|GUILLAUME SUTRE BIO||| Print ||
Violinist GUILLAUME SUTRE began his studies in Douai, France; he entered the Conservatoire National Supérieur de Musique de Paris at age 14. As a student of Gérard Poulet and Jean-Claude Pennetier, he was awarded first prize in both violin and chamber music. After finishing his studies in France, he attended Indiana University at Bloomington to study with Josef Gingold, Franco Gulli, Menahem Pressler and Janos Starker. He subsequently studied in Cologne with the Amadeus Quartet.

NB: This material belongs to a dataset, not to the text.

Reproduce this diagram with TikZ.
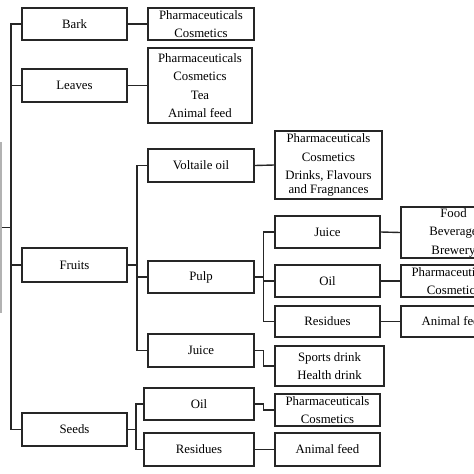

He was only 18 years old when he won three major awards: first prize in the A. Curci International Violin Competition in Naples, Italy; the International Piano Trio ARD Competition in Munich; and the International Chamber Music Competition in South Bend, Indiana. He was subsequently invited to play in numerous festivals, including at Stresa (Italy), la Roque d'Anthéron (France), Wigmore Hall, Teatro San Carlo (Naples), Berlin Philharmonie, Musikverein (Vienna), the Hong Kong Festival, Beijing Auditorium, Carnegie Hall, University of California at Los Angeles and Théâtre des Champs-Elysées. His motivation to meet musicians from all continents has led him to travel to more unusual destinations such as the Addis Ababa Conservatory (Ethiopia), Opéra of Manaus (Brazil), Grand Théatre d'Hanoï (Vietnam), and Fondation Bolipata (Philippines).
Deeply influenced by the conductor, composer, chamber musician and teacher Jean-Claude Pennetier, Mr. Sutre was attracted to chamber music early in his career. In 1986, he founded the Trio Wanderer; ten years later he joined the Ysaye Quartet. His vast repertoire of over 400 works features all the string chamber works of Beethoven, Brahms, Schumann and Ravel, and all 68 Haydn quartets. His collaborators have included his wife Kyung-Hee Kim, Elisabeth Leonskaja, Michaela Martin, Pascal Rogé, Michel Portal, Nicolas Angelich, Jean-Claude Pennetier, Roland Pidoux, Antonio Lysy, Gautier Capuçon and Wolfgang Meyer.
In addition to performing chamber music, Guillaume Sutre has also appeared as soloist with the Orchestra of Montpellier, l'Ensemble Orchestral de Paris, Sinfonia Varsovia, Berlin-Radio Orchestra, Göttingen Symphonic Orchestra, l'Orchestre de Bretagne, l'Orchestre d'Auvergne, Franz Liszt Orchestra of Budapest, and has perfomed with conductors Sir Yehudi Menuhin, Louis Langrée, Volker Schmidt-Gertenbach, Stefan Sanderling, Pascal Verrot, David Robertson and Sheldon Morgenstern, among others.
His recordings for Sony Classical, Decca, Harmonia Mundi, Naïve, Aeon, and Ysaÿe Records have received the highest distinctions in France and internationally. These recordings include the complete quartets and quintets of Gabriel Fauré with pianist Pascal Rogé, André Boucourechliev's string quartet, Haydn's Last Seven Words of Christ (with Michel Serres's unpublished texts) and Bruch's Double Concerto with the Orchestre de Bretagne. His live recording of the complete duets of Haydn and Mozart has been hailed by critics as definitive.
Mr. Sutre is also a passionate advocate of music of his time, and regularly performs world premieres of composers such as Michele Reverdy, Isabelle Fraisse, Regis Campo and Paul Chihara.
In addition to his performing activities, Mr. Sutre is passionately committed to transmitting his knowledge and sharing his concert experience with musicians of younger generations. Since 1995, he has served as professor of violin, specializing in the practice of the string quartet, at the Conservatoire Supérieur de Paris. As a visiting professor at the Academies of Villecroze, Nice, Flaine, Aldeburgh, Eastern Music Festival, University of Southern California, and in Sao Paulo, Brazil, he has given master classes in both chamber music as well as solo violin.
He recently served on the jury of the prestigious 2010 Long-Thibaud International Violin Competition in Paris.
In 1994, SACEM awarded him the prestigious George Enesco Prize. In 1999, he was named Chevalier of the Order of Arts and the Letters by the French government.
Guillaume Sutre plays a 1738 Italian violin made by Gregorio Antoniazzi, and uses a bow made by François Lupot in 1815.